Originally posted by Oneness
Now, to me at least, this suggests that a single galactic, representative governing body — no matter how well intentioned — is simply incapable of dealing with such an overwhelming diversity of cultures, viewpoints and agendas (remember, we’re talking about trillions of people and tens of thousands of different lifeforms).

If you’re committed to something vaguely democratic, the only real option is a galactic confederation — not dissimilar to the Federation in the Star Trek continuity — where each member planet or sector has extremely limited ties to a central “governing” body of limited authority. Of course, there are real threats from within and outside the galaxy, and there is a real need for a centralized authority, if only for collective defense.

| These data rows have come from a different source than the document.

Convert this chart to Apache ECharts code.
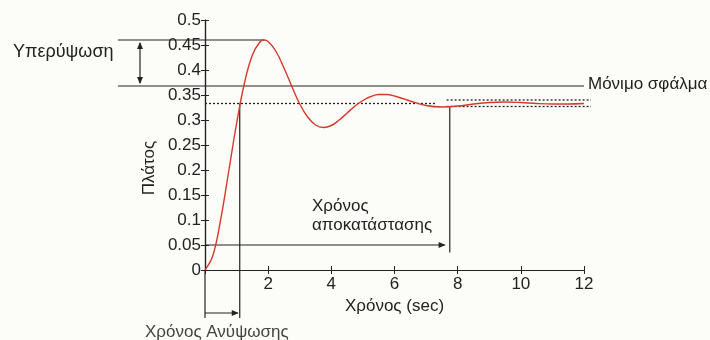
<!DOCTYPE html>
<html>
<head>
<meta charset="utf-8">
<script src="https://cdn.jsdelivr.net/npm/echarts@6/dist/echarts.min.js"></script>
<style>
  html, body { margin: 0; padding: 0; background: #fcfcf8; }
  #main { width: 710px; height: 340px; }
</style>
</head>
<body>
<div id="main"></div>
<script>
// time axis (sec) and step response amplitude
const timeSec = [0, 0.25, 0.5, 0.75, 1, 1.25, 1.5, 1.75, 1.875, 2, 2.25, 2.5, 2.75, 3, 3.25, 3.5, 3.75, 4,
  4.25, 4.5, 4.75, 5, 5.25, 5.5, 5.75, 6, 6.5, 7, 7.5, 8, 8.5, 9, 9.5, 10, 10.5, 11, 11.5, 12]
const amplitude = [0, 0.029, 0.102, 0.197, 0.293, 0.374, 0.430, 0.457, 0.460, 0.457, 0.437, 0.404, 0.367, 0.332,
  0.306, 0.290, 0.285, 0.289, 0.300, 0.314, 0.328, 0.339, 0.347, 0.351, 0.351, 0.348, 0.338, 0.329, 0.326,
  0.328, 0.332, 0.335, 0.336, 0.335, 0.333, 0.332, 0.332, 0.333]

// annotation levels
const peakValue = 0.46
const peakTime = 1.875
const upperLevel = 0.368
const finalValue = 0.333
const bandHigh = 0.340
const bandLow = 0.327
const riseTime = 1.1
const settleTime = 7.75
const settleArrowLevel = 0.05

const FONT = "'Liberation Sans', Arial, sans-serif"
const INK = '#222'

const chart = echarts.init(document.getElementById('main'))

const option = {
  animation: false,
  backgroundColor: '#fcfcf8',
  grid: { left: 205, right: 126, top: 20, bottom: 70 },
  xAxis: [
    {
      type: 'value', min: 0, max: 12, interval: 2,
      name: 'Χρόνος (sec)', nameLocation: 'middle', nameGap: 25,
      nameTextStyle: { color: INK, fontSize: 17, fontFamily: FONT },
      axisLine: { lineStyle: { color: INK, width: 1.2 } },
      axisTick: { inside: true, length: 4, lineStyle: { color: INK } },
      axisLabel: {
        color: INK, fontSize: 17, fontFamily: FONT, margin: 6,
        formatter: v => (v === 0 ? '' : String(v))
      },
      splitLine: { show: false }
    },
    {
      type: 'value', position: 'top', min: 0, max: 12, interval: 2,
      axisLine: { show: true, lineStyle: { color: INK, width: 1.2 } },
      axisTick: { inside: true, length: 4, lineStyle: { color: INK } },
      axisLabel: { show: false },
      splitLine: { show: false }
    }
  ],
  yAxis: [
    {
      type: 'value', min: 0, max: 0.5, interval: 0.05,
      axisLine: { show: true, lineStyle: { color: INK, width: 1.2 } },
      axisTick: { show: true, inside: true, length: 4, lineStyle: { color: INK } },
      axisLabel: { color: INK, fontSize: 17, fontFamily: FONT, margin: 4 },
      splitLine: { show: false }
    },
    {
      type: 'value', position: 'right', min: 0, max: 0.5, interval: 0.05,
      axisLine: { show: true, lineStyle: { color: INK, width: 1.2 } },
      axisTick: { show: true, inside: true, length: 4, lineStyle: { color: INK } },
      axisLabel: { show: false },
      splitLine: { show: false }
    }
  ],
  series: [
    {
      type: 'line',
      data: timeSec.map((t, i) => [t, amplitude[i]]),
      smooth: 0.4,
      showSymbol: false,
      lineStyle: { color: '#d8392c', width: 1.4 }
    }
  ]
}

chart.setOption(option)

// annotation overlay, positioned from data values
const px = (x, y) => chart.convertToPixel({ seriesIndex: 0 }, [x, y])

function seg(x1, y1, x2, y2, dashed) {
  return {
    type: 'line',
    shape: { x1, y1, x2, y2 },
    style: { stroke: INK, lineWidth: dashed ? 1.3 : 1.2, lineDash: dashed ? [2, 2] : null }
  }
}
// arrowhead pointing in direction (dx, dy) with tip at (x, y)
function head(x, y, dx, dy) {
  const L = 7, W = 3
  const bx = x - dx * L, by = y - dy * L
  return {
    type: 'polygon',
    shape: { points: [[x, y], [bx - dy * W, by + dx * W], [bx + dy * W, by - dx * W]] },
    style: { fill: INK }
  }
}
function label(text, x, y, extra) {
  return {
    type: 'text', x, y,
    style: Object.assign({ text, fill: INK, font: '17px ' + FONT, verticalAlign: 'middle' }, extra || {})
  }
}

const peak = px(peakTime, peakValue)
const upperR = px(12, upperLevel)
const finL = px(0, finalValue)
const finR = px(7.3, finalValue)
const bandHL = px(settleTime - 0.1, bandHigh)
const bandHR = px(12, bandHigh)
const bandLL = px(settleTime - 0.1, bandLow)
const bandLR = px(12, bandLow)
const origin = px(0, 0)
const rise = px(riseTime, finalValue)
const settleTop = px(settleTime, bandLow)
const settleBot = px(settleTime, 0.035)
const arrowL = px(0, settleArrowLevel)
const arrowR = px(settleTime - 0.1, settleArrowLevel)

const leftX = 118
const riseArrowY = 313
const riseBottom = 318

chart.setOption({
  graphic: [
    // y axis title
    {
      type: 'text', x: 149, y: 168, rotation: Math.PI / 2,
      style: { text: 'Πλάτος', fill: INK, font: '17px ' + FONT, align: 'center', verticalAlign: 'middle' }
    },
    // overshoot
    seg(leftX, peak[1], peak[0], peak[1]),
    seg(leftX, upperR[1], upperR[0], upperR[1]),
    seg(140, peak[1] + 3, 140, upperR[1] - 3),
    head(140, peak[1] + 2, 0, -1),
    head(140, upperR[1] - 2, 0, 1),
    label('Υπερύψωση', 13, 52, { font: '18px ' + FONT }),
    label('Μόνιμο σφάλμα', upperR[0] + 4, upperR[1] - 2),
    // final value and 2% band
    seg(finL[0], finL[1], finR[0], finR[1], true),
    seg(bandHL[0], bandHL[1], bandHR[0] + 7, bandHR[1], true),
    seg(bandLL[0], bandLL[1], bandLR[0] + 7, bandLR[1], true),
    // rise time
    seg(origin[0], origin[1], origin[0], riseBottom),
    seg(rise[0], rise[1], rise[0], riseBottom),
    seg(origin[0], riseArrowY, rise[0] - 2, riseArrowY),
    head(rise[0] - 1, riseArrowY, 1, 0),
    label('Χρόνος Ανύψωσης', 145, 332, { fill: '#444' }),
    // settling time
    seg(settleTop[0], settleTop[1], settleBot[0], settleBot[1]),
    seg(arrowL[0], arrowL[1], arrowR[0] - 2, arrowR[1]),
    head(arrowR[0] - 1, arrowR[1], 1, 0),
    label('Χρόνος', 312, 206),
    label('αποκατάστασης', 312, 225)
  ]
})
</script>
</body>
</html>
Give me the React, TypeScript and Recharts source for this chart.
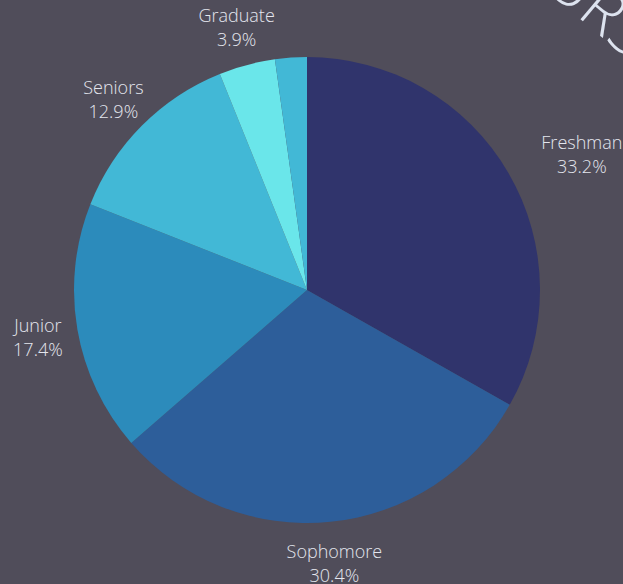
import { PieChart, Pie, Cell } from 'recharts';

const classes = ['Freshman', 'Sophomore', 'Junior', 'Seniors', 'Graduate', 'Other'];
const shares = [33.2, 30.4, 17.4, 12.9, 3.9, 2.2];
const colors = ['#30346c', '#2d5e9a', '#2c8bbb', '#42b8d6', '#6ae6ea', '#42b8d6'];
const showLabel = [true, true, true, true, true, false];

const data = classes.map((name, i) => ({ name, value: shares[i] }));

const RADIAN = Math.PI / 180;

const renderLabel = (props: any) => {
    const { cx, cy, midAngle, outerRadius, index } = props;
    if (!showLabel[index]) return null;
    const r = outerRadius + 40;
    const cos = Math.cos(-midAngle * RADIAN);
    // côté droit : le libellé part du point, centré sur lui-même
    const x = cx + r * cos + (cos > 0.5 ? 39 : 0);
    const y = cy + r * Math.sin(-midAngle * RADIAN);
    return (
        <text x={x} y={y} fill="#e4e6ee" textAnchor="middle" fontSize={18}
            fontFamily="'Open Sans', sans-serif" fontWeight={300}>
            <tspan x={x} dy={-4}>{data[index].name}</tspan>
            <tspan x={x} dy={24}>{shares[index]}%</tspan>
        </text>
    );
};

export default function App() {
    return (
        <div style={{ position: 'fixed', left: 0, top: 0, width: 623, height: 584, background: '#504d5a', overflow: 'hidden' }}>
            {/* bout de titre coupé en haut à droite */}
            <div style={{
                position: 'absolute', left: 584, top: -64, fontSize: 62, fontFamily: "'Open Sans', sans-serif",
                fontWeight: 300, color: '#dde3ef', transform: 'rotate(40deg)', transformOrigin: 'left top', whiteSpace: 'nowrap'
            }}>URS</div>
            <PieChart width={623} height={584}>
                <Pie data={data} dataKey="value" cx={302} cy={285} outerRadius={233} startAngle={90} endAngle={-270}
                    stroke="none" label={renderLabel} labelLine={false} isAnimationActive={false}>
                    {data.map((d, i) => <Cell key={d.name} fill={colors[i]} />)}
                </Pie>
            </PieChart>
        </div>
    );
}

In which case, it seems that the only way you could have effective collective defense is by forcing each member planet to provide for a common army and navy, which requires enough force for coercion, which in this context can only be successful if the regime has little respect for rights: i.e. the Empire.

Palpatine was incredibly brutal and evil, but he also understood — correctly — that successful galactic dominion requires the kind of cruelty and brute force that we see on display in the movies. Otherwise the whole thing will collapse into petty-infighting and jealousy.

Um.... you mean other than the 25,000 years the Republic successfully held firm, right?

Originally posted by Oneness
Sure, the Empire are the bad guys. roll eyes (sarcastic)

Yes, they are. They really, really are.

Nephthys
Originally posted by Oneness
YES, and right now you suck at arguing against that plight.

Wow.

/end discussion

Oneness
Originally posted by Nephthys
Honestly I'm not really that interested in politics. The peak of my investment in that area would be NCR vs Legion, lol.

Politics. Let me tell something, I don't really have any interest in politics either. I have interest in trasnhumanism because I'm one of...probably the only person who understands that humans have the resources to rise above the current scarcity-based system, but biologically can't.





Then why couldn't they hide behind in systems? Why did they have to go to uncharted systems, why did they only have central base.

The Separatists during the Clone Wars didn't have a central base, and had plenty of systems sheltering them.



That doesn't mean they had as much support as the Empire, it means they managed to cut off the head and remove the Empire's military coercion.



Not really, we don't know how many were not celebrating, or if the people celebrating understood the full implications of the Rebel Victory.



Removing the necessary destitution to keep the galaxy safe and economically thriving? Mhm.



Only to get back their resources and get out, not to exploit their resources or use them for war - or tell stories about the "Evil" Empire being religiously offensive to their impersonated "God".



You mean causing mass death and destruction upon there people is completely justifiable?



So you'd take over 100 trillion deaths over a few million? K.



Then why did the Clone Wars succeed in destroying trillions of sentient lives?



Only after hundreds of trillions of lives were lost, actually far more than the clone wars.



Seeing a cascade of conflicts that were all of them worse than the reign of the Galactic Empire, yes.



The Empire isn't perfect, but it's a lot better than the Republic.